Hamilton County Drug Court celebrates 100th graduate

photo Jonas Richardson Jr. graduates from drug court in Judge Rebecca Stern's courtroom Monday afternoon. Richardson became addicted to crack cocaine in 1985 and was a regular fixture in court before deciding to try drug court at the age of 45.

Despite her years behind the bench watching lost causes transform into new people, even Criminal Court Judge Rebecca Stern shook her head when she heard his name two years ago - Jonas Richardson Jr.

The 46-year-old man had hovered in Hamilton County courts for decades. Court officials can count at least 96 times he's been arrested and sent to jail, mostly for theft charges. Fishing money out of Republic Parking cash boxes was his specialty.

The money fueled the drugs; the drugs kept sending him back to jail.

His mother Vera Davis prayed, hoped, but never dreamed things would change after all these years.

But one of his many lawyers, David Barrow, told him to give Hamilton County Drug Court a try.

When his name was spoken in the halls of the courthouse a few callers rang the drug court coordinator's phone.

"They said he'll never make it," Elaine Kelly said.

But he needed drug court.

"My life, it was just a hot mess," Richardson said.

On Monday, Richardson became the 100th graduate of the program in its eight-year existence.

Stern took a moment to tell Richardson's story to the crowd and confess her initial doubts.

"Thankfully I was wrong about that," she said.

A typical drug court client takes between 18 months and two years to finish. Richardson hit his two-year mark upon graduation.

It was in 1985 when Richardson first tried crack cocaine. He was alone in Atlanta.

His 190-pound high school football nose guard physique withered to 125 pounds and he ended up living on the streets in the next few years.

He returned home to Chattanooga in 1992, moved back in with his family and entered drug rehabilitation.

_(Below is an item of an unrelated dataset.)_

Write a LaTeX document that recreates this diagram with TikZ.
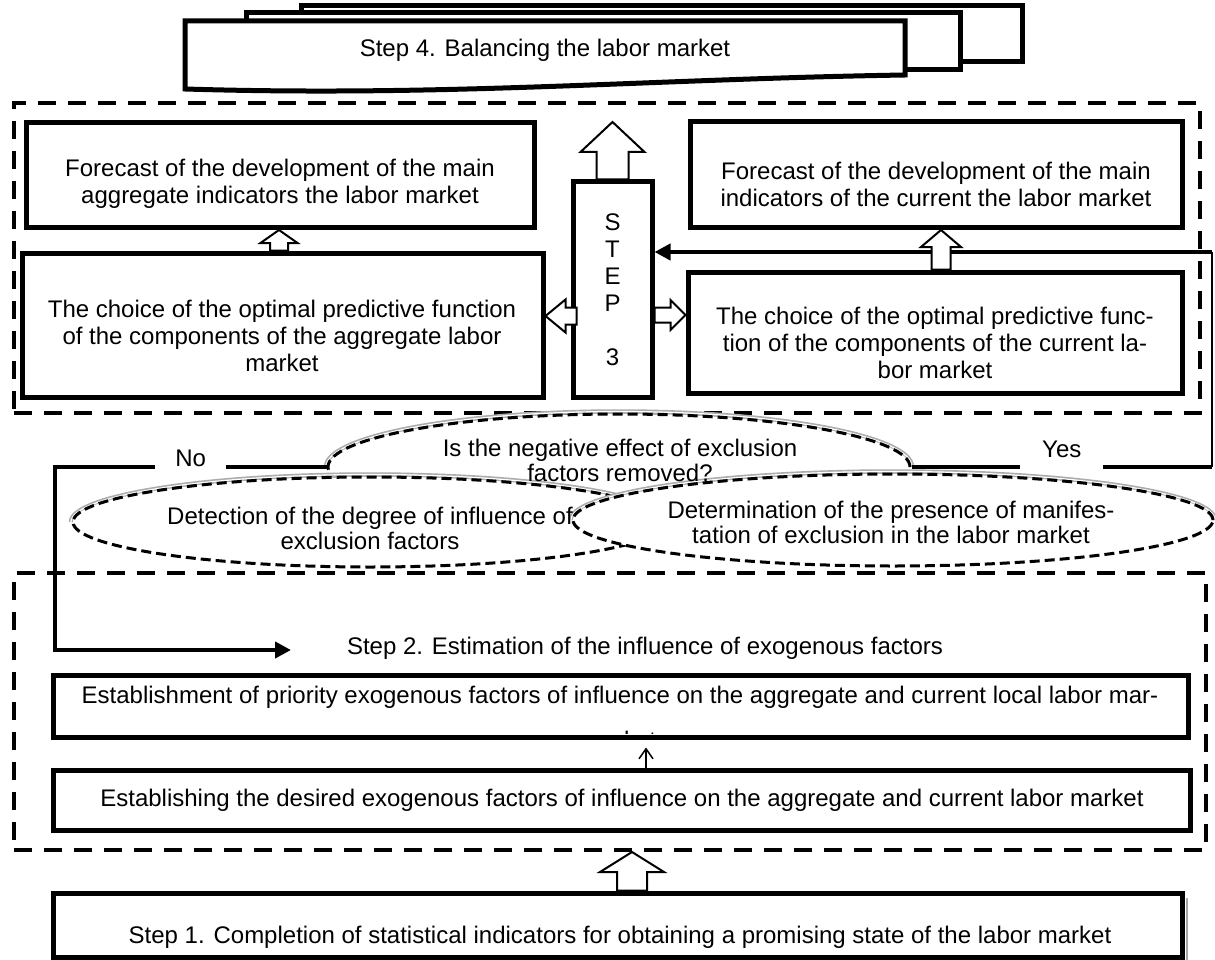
\documentclass[tikz,border=0pt]{standalone}
\usepackage{fontspec}
\setmainfont{Liberation Sans}
\usetikzlibrary{calc,arrows.meta,shapes.geometric}
\newcommand{\blockarr}[5]{%
  \path ($(#2)!#5!(#1)$) coordinate (bah);
  \draw[barr] ($(#1)!#3!90:(#2)$) -- ($(bah)!#3!90:(#2)$) -- ($(bah)!#4!90:(#2)$) -- (#2)
     -- ($(bah)!#4!-90:(#2)$) -- ($(bah)!#3!-90:(#2)$) -- ($(#1)!#3!-90:(#2)$) -- cycle;}
\begin{document}
\begin{tikzpicture}[x=1pt,y=-1pt,
  box/.style={draw,line width=5pt,fill=white,inner sep=0pt,rectangle},
  txt/.style={font=\fontsize{24}{27}\selectfont,align=center,inner sep=0pt},
  etxt/.style={font=\fontsize{24}{25}\selectfont,align=center,inner sep=0pt},
  frm/.style={draw,line width=4pt,dash pattern=on 18pt off 12pt,inner sep=0pt},
  barr/.style={draw,line width=2pt,fill=white,line join=miter},
  conn/.style={line width=4.5pt,line join=miter},
  ell/.style={draw,ellipse,line width=3pt,dash pattern=on 10pt off 5pt,fill=white,inner sep=0pt},
  band/.style={line width=4.5pt,draw=gray!65},
  bandin/.style={line width=1.2pt,draw=white},
  tri/.style={-{Triangle[length=16pt,width=16pt]}},
  layer/.style={draw,line width=5pt,fill=white,line join=miter}
]
\useasboundingbox (0,0) rectangle (1215,960);

% group frames
\node[frm, minimum width=1186pt, minimum height=310pt] (grp3) at (607,258) {};
\node[frm, minimum width=1192pt, minimum height=277pt] (grp2) at (610,711.5) {};

% Step 4 stacked documents
\path[layer] (301,6) rectangle (1022,62);
\path[layer] (246,13) rectangle (960,70);
\path[layer] (185,21) -- (905,21) -- (905,75) .. controls (650,79) and (450,97) .. (185,89) -- cycle;
\node[txt] (s4) at (545,50) {Step 4. Balancing the labor market};

% Step 3 boxes
\node[box, minimum width=508pt, minimum height=104pt] (fc1) at (280,175) {};
\node[box, minimum width=521pt, minimum height=144pt] (ch1) at (282.5,325) {};
\node[box, minimum width=79pt, minimum height=215pt] (step3) at (612.5,289.5) {};
\node[box, minimum width=492pt, minimum height=105pt] (fc2) at (936,174.5) {};
\node[box, minimum width=494pt, minimum height=121pt] (ch2) at (935,332.5) {};

\node[txt] (fc1t) at (280,184) {Forecast of the development of the main\\aggregate indicators the labor market};
\node[txt] (ch1t) at (282,336) {The choice of the optimal predictive function\\of the components of the aggregate labor\\market};
\node[txt] (fc2t) at (936,184) {Forecast of the development of the main\\indicators of the current the labor market};
\node[txt] (ch2t) at (935,343) {The choice of the optimal predictive func-\\tion of the components of the current la-\\bor market};
\node[txt] (st3t) at (612.5,290) {S\\T\\E\\P\\[27pt]3};

% Yes feedback (vertical and top part)
\coordinate (ycor) at (1212,467);
\coordinate (ytop) at (1212,252);
\draw[line width=2.5pt] (ycor) -- (ytop);
\draw[conn,tri] (ytop) -- (step3.east |- ytop);

% hollow block arrows in step 3
\coordinate (a1t) at (279,230);
\coordinate (a1s) at (ch1.north -| a1t);
\blockarr{a1s}{a1t}{9pt}{18.5pt}{13pt}
\coordinate (a2t) at (612.5,122);
\blockarr{step3.north}{a2t}{16pt}{32pt}{30pt}
\coordinate (a3s) at ([xshift=6pt]step3.west |- 0,316);
\coordinate (a3t) at (ch1.east |- a3s);
\blockarr{a3s}{a3t}{8.5pt}{16.5pt}{20pt}
\coordinate (a4s) at (step3.east |- 0,315);
\coordinate (a4t) at (ch2.west |- a4s);
\blockarr{a4s}{a4t}{7.5pt}{15pt}{15pt}
\coordinate (a5t) at (941,230);
\coordinate (a5s) at (ch2.north -| a5t);
\blockarr{a5s}{a5t}{9.5pt}{20pt}{17pt}

% ellipses
\draw[band] (326,467) arc[start angle=180,end angle=0,x radius=293pt,y radius=55.5pt];
\draw[bandin] (326,467) arc[start angle=180,end angle=0,x radius=293pt,y radius=55.5pt];
\node[ell, minimum width=582pt, minimum height=106pt] (q) at (619,467) {};
\draw[band] (71,522) arc[start angle=180,end angle=0,x radius=299pt,y radius=47.5pt];
\draw[bandin] (71,522) arc[start angle=180,end angle=0,x radius=299pt,y radius=47.5pt];
\node[ell, minimum width=594pt, minimum height=90pt] (det) at (370,522) {};
\draw[band] (571,520) arc[start angle=180,end angle=0,x radius=322pt,y radius=48.5pt];
\draw[bandin] (571,520) arc[start angle=180,end angle=0,x radius=322pt,y radius=48.5pt];
\node[ell, minimum width=640pt, minimum height=92pt] (dtm) at (893,520) {};

\node[etxt] (qt) at (620,460) {Is the negative effect of exclusion\\factors removed?};
\node[etxt] (dett) at (370,528) {Detection of the degree of influence of\\exclusion factors};
\node[etxt] (dtmt) at (891,522) {Determination of the presence of manifes-\\tation of exclusion in the labor market};

% Yes / No connectors
\draw[conn] (q.east) -- node[txt,fill=white,inner xsep=22pt,inner ysep=12pt,yshift=18pt]{Yes} (q.east -| ycor);
\coordinate (nox) at (55,650);
\coordinate (noend) at (291,650);
\draw[conn,tri] (q.west) -- node[txt,fill=white,inner xsep=20pt,inner ysep=6pt,yshift=9pt]{No} (q.west -| nox) -- (nox) -- (noend);

% Step 2
\node[txt] (s2) at (645,648) {Step 2. Estimation of the influence of exogenous factors};
\node[box, minimum width=1135pt, minimum height=62pt] (est1) at (620.5,706) {};
\node[txt] (est1t) at (620,697) {Establishment of priority exogenous factors of influence on the aggregate and current local labor mar-};
\begin{scope}
  \clip (56,679) rectangle (1185,733.5);
  \node[txt, anchor=base] (est1k) at (640,748) {ket};
\end{scope}
\node[box, minimum width=1137pt, minimum height=60pt] (est2) at (621.5,800) {};
\node[txt] (est2t) at (622,800) {Establishing the desired exogenous factors of influence on the aggregate and current labor market};
\coordinate (ta) at (646,0);
\draw[line width=1.5pt,-{Straight Barb[length=10pt,width=14pt]},shorten >=8pt] (est2.north -| ta) -- (est1.south -| ta);

% Step 1
\draw[gray!70, line width=2.5pt] (1187,898) -- (1187,960);
\node[box, minimum width=1129pt, minimum height=64pt] (s1) at (617.5,925) {};
\node[txt] (s1t) at (620,937) {Step 1. Completion of statistical indicators for obtaining a promising state of the labor market};
\coordinate (a6t) at (632,852);
\coordinate (a6s) at (s1.north -| a6t);
\blockarr{a6s}{a6t}{15pt}{32pt}{20pt}
\end{tikzpicture}
\end{document}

His sobriety lasted nine months and then he moved to New Orleans to be with a girlfriend and work a construction job.

The job ended, the drugs began again and he knew he had to leave the woman or he'd drag her down into his addiction.

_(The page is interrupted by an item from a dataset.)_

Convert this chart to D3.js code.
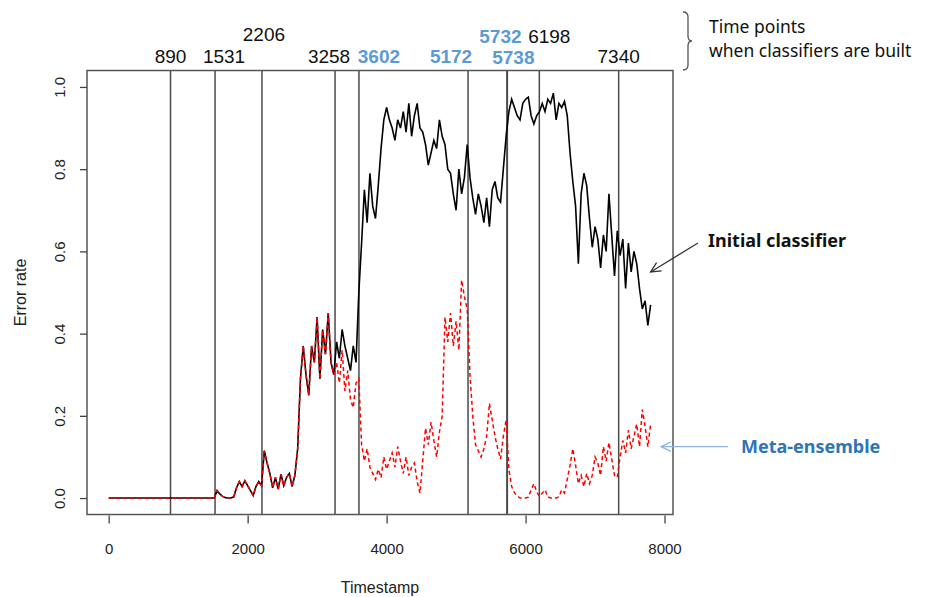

From that point onward he spent most of his life unemployed, in and out of jail and fishing for cash to feed his daily habit.

Family and friends loved him; they still say he's a big-hearted man. But they knew he had to want to change. Years passed.

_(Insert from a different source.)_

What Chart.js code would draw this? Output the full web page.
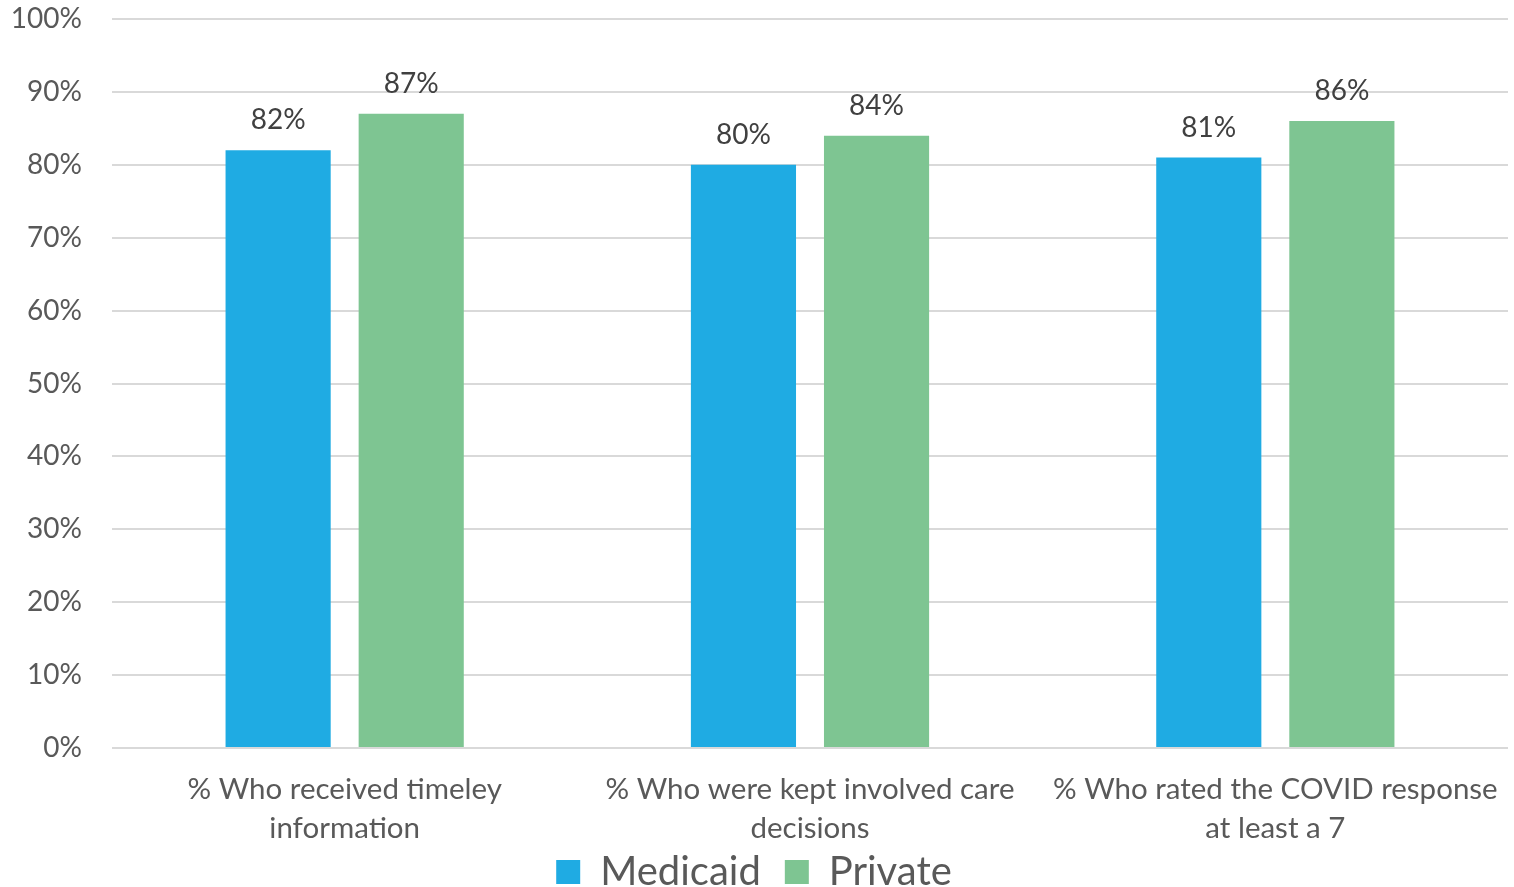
<html>
<head>
<meta charset="utf-8" />
<title>Medicaid vs Private</title>
<script src="https://cdn.jsdelivr.net/npm/chart.js@4"></script>
<style>
  html, body { margin: 0; padding: 0; background: #fff; }
  #wrap { width: 1514px; height: 887px; }
</style>
<script>
  const categories = [
    ['% Who received timeley', 'information'],
    ['% Who were kept involved care', 'decisions'],
    ['% Who rated the COVID response', 'at least a 7']
  ];
  const seriesNames = ['Medicaid', 'Private'];
  const medicaid = [82, 80, 81];
  const privat = [87, 84, 86];
  const yTicks = [0, 10, 20, 30, 40, 50, 60, 70, 80, 90, 100];
</script>
</head>
<body>
<div id="wrap"><canvas id="chart" width="1514" height="887"></canvas></div>
<script>
  const fontName = 'Lato, "Open Sans", sans-serif';

  // value labels above each bar
  const barLabels = {
    id: 'barLabels',
    afterDatasetsDraw(chart) {
      const ctx = chart.ctx;
      ctx.save();
      ctx.font = '28px ' + fontName;
      ctx.fillStyle = '#404040';
      ctx.textAlign = 'center';
      ctx.textBaseline = 'middle';
      chart.data.datasets.forEach((ds, i) => {
        chart.getDatasetMeta(i).data.forEach((bar, j) => {
          ctx.fillText(ds.data[j] + '%', bar.x, bar.y - 30);
        });
      });
      ctx.restore();
    }
  };

  new Chart(document.getElementById('chart'), {
    type: 'bar',
    data: {
      labels: categories,
      datasets: [
        { label: seriesNames[0], data: medicaid, backgroundColor: '#1FABE3' },
        { label: seriesNames[1], data: privat, backgroundColor: '#7EC592' }
      ]
    },
    options: {
      responsive: false,
      animation: false,
      devicePixelRatio: 1,
      layout: { padding: { top: 19, right: 6, left: 0, bottom: -15 } },
      datasets: { bar: { categoryPercentage: 0.572, barPercentage: 0.79 } },
      plugins: {
        tooltip: { enabled: false },
        legend: {
          position: 'bottom',
          labels: {
            font: { size: 40, family: fontName },
            color: '#595959',
            boxWidth: 24,
            boxHeight: 24,
            padding: 4,
            generateLabels(chart) {
              const items = Chart.defaults.plugins.legend.labels.generateLabels(chart);
              items.forEach((it, i) => { if (i < items.length - 1) it.text = it.text + '\u2002'; });
              return items;
            }
          }
        }
      },
      scales: {
        x: {
          grid: { display: false, drawTicks: false },
          border: { display: false },
          ticks: {
            font: { size: 29.5, family: fontName, lineHeight: 1.32 },
            color: '#595959',
            maxRotation: 0,
            autoSkip: false,
            padding: 22
          },
          afterFit(axis) {
            axis.height = 100;
            axis.paddingLeft = 0;
            axis.paddingRight = 0;
          }
        },
        y: {
          min: 0,
          max: 100,
          afterBuildTicks(axis) { axis.ticks = yTicks.map(v => ({ value: v })); },
          grid: { color: '#D9D9D9', lineWidth: 2, drawTicks: false },
          border: { display: false },
          ticks: {
            font: { size: 28, family: fontName },
            color: '#595959',
            padding: 30,
            callback: v => v + '%'
          },
          afterFit(axis) {
            axis.width = 112;
            axis.paddingTop = 0;
            axis.paddingBottom = 0;
          }
        }
      }
    },
    plugins: [barLabels]
  });
</script>
</body>
</html>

"I feel like I was beating myself up," Richardson said. "I had to break the pattern of incarceration. I was getting too old. Young guys coming in [jail] and I had to fight. I didn't want to live like that."

On Monday he was the last of six graduates to stand before the crowd and receive his certificate, his diploma and graduation to a new life.

His cousin, Jermaine Harper, stood on one side, clasping Richardson's neck and patting his shoulder.

"I would always joke with my big cousin that I'd purchased a life insurance policy on him," Harper said before congratulating Richardson before the 100-person crowd.

The clients of drug court vary in all ways, demographic and addictions.

But Kelly sees something universal with Richardson.

"It just shows you it's not based on drugs, age, race," she said. "It's based on willingness to change."